┌─ Available records

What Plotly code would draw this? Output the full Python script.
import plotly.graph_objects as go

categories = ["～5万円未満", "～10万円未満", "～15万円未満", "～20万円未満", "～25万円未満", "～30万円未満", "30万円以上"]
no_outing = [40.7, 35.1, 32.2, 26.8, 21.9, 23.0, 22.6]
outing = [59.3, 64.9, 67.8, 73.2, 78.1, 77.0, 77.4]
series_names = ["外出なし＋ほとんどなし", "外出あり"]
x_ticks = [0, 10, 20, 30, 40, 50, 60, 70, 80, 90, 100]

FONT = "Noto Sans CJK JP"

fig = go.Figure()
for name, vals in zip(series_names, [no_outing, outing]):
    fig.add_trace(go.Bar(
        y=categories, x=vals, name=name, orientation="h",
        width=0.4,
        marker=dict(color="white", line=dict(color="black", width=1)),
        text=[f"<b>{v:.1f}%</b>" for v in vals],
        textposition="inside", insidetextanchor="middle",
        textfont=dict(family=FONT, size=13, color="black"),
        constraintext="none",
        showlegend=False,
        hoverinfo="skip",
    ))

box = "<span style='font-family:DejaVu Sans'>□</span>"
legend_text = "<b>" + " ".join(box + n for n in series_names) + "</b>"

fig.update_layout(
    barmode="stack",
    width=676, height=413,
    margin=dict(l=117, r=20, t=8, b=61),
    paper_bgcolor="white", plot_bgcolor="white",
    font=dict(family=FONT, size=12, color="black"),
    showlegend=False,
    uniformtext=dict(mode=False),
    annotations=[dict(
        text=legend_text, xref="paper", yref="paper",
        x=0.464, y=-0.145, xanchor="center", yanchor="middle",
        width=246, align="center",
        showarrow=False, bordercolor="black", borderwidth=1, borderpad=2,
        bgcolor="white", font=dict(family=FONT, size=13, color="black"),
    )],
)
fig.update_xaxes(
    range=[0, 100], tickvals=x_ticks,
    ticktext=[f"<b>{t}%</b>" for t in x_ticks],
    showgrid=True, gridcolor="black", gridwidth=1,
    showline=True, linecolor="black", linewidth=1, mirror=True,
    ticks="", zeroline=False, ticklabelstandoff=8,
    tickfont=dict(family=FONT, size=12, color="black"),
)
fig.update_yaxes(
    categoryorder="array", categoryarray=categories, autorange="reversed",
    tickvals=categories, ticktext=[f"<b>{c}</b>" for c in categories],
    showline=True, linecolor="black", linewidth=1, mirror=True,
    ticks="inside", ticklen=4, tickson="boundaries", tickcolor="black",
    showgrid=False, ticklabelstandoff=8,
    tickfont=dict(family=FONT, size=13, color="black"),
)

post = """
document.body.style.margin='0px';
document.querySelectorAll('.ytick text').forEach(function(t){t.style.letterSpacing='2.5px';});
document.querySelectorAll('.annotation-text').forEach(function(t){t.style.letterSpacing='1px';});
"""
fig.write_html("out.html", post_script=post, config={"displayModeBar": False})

└─
┌─ Available records

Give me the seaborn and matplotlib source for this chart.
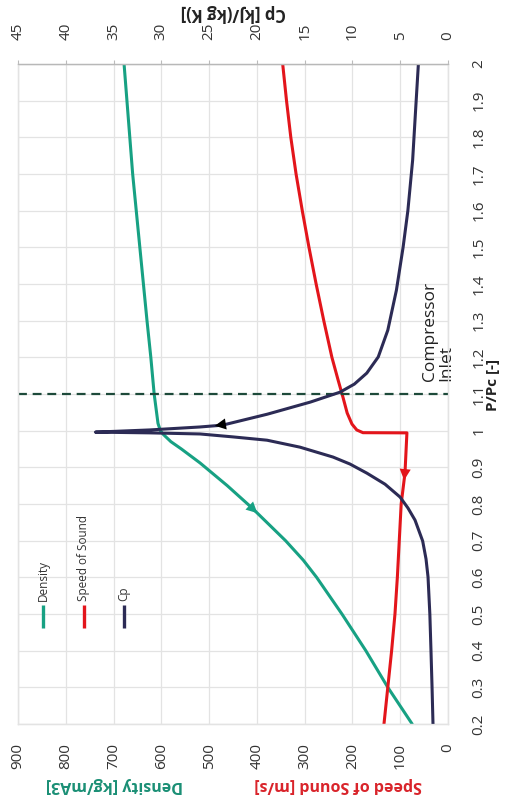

└─

» **Work instructions**:
Starting at the line that holds "What Plotly code", copy each line exactly and stop after the line that holds "n in series_names)".

» **Correct answer**:
What Plotly code would draw this? Output the full Python script.
import plotly.graph_objects as go

categories = ["～5万円未満", "～10万円未満", "～15万円未満", "～20万円未満", "～25万円未満", "～30万円未満", "30万円以上"]
no_outing = [40.7, 35.1, 32.2, 26.8, 21.9, 23.0, 22.6]
outing = [59.3, 64.9, 67.8, 73.2, 78.1, 77.0, 77.4]
series_names = ["外出なし＋ほとんどなし", "外出あり"]
x_ticks = [0, 10, 20, 30, 40, 50, 60, 70, 80, 90, 100]

FONT = "Noto Sans CJK JP"

fig = go.Figure()
for name, vals in zip(series_names, [no_outing, outing]):
    fig.add_trace(go.Bar(
        y=categories, x=vals, name=name, orientation="h",
        width=0.4,
        marker=dict(color="white", line=dict(color="black", width=1)),
        text=[f"<b>{v:.1f}%</b>" for v in vals],
        textposition="inside", insidetextanchor="middle",
        textfont=dict(family=FONT, size=13, color="black"),
        constraintext="none",
        showlegend=False,
        hoverinfo="skip",
    ))

box = "<span style='font-family:DejaVu Sans'>□</span>"
legend_text = "<b>" + " ".join(box + n for n in series_names) + "</b>"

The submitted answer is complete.